Unless you need a spiny vine, not necessarily hardy or evergreen, that will cover a large territory in a hurry and fill the space with an impenetrable, tangled mass, pass this section over lightly. It’s included in behalf of gardeners who need a thick barrier, or whose growing conditions are so nearly impossible that not much else will survive.
These are woody, thorny, stem-twining vines with firm-textured foliage, inconspicuous (in one case, unpleasant) flowers – one sex per plant – and, with pollination, small berries in fall. Various species are variously hardy, but all will survive with sun or shade, poor soil, drought, and other adverse conditions. Propagate by division of roots in spring.
Smilax herbaceae – carrion flower – Deciduous Northern native with five-inch oval leaves, malodorous flowers, blue-black berries. Its spreading underground roots are almost ineradicable.
Smilax lanceolata – Native Southern evergreen that can climb to seventy feet. The slim-oval foliage, about three inches long, is used in florists’ arrangements. Can be invasive.
Smilax megalantha – Most desirable of the hardy species, with nine-inch leathery leaves and showier clusters of coral-red fruit. Evergreen and hardy beginning somewhere south of Washington, D.C.

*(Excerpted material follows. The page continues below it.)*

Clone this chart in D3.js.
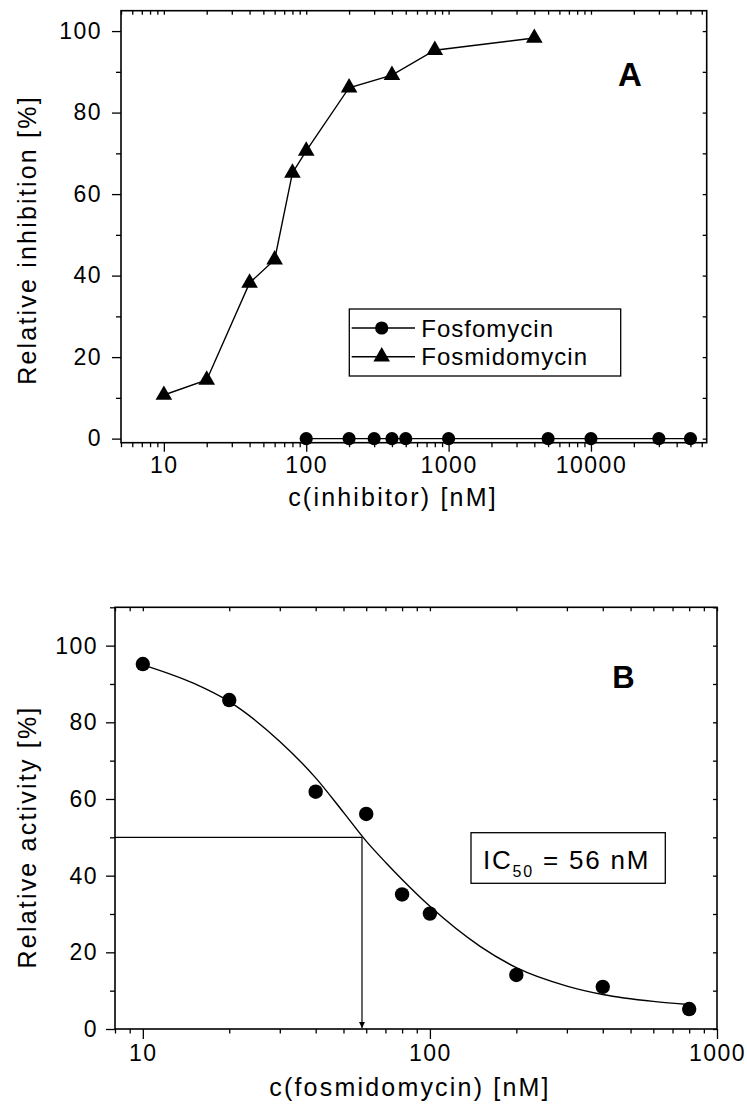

Smilax hispida – Native from Connecticut south, with deciduous, rough-edged leaves and black fruit. Less pesty because it lacks underground, spreading roots.
Smilax rotundifolia – greenbrier, horsebrier – Native to nearly the length of the East Coast. Deciduous in the North, semievergreen in the South. Six-inch oval leaves, plum-tinged black fruit. Use this to discourage the neighborhood dogs.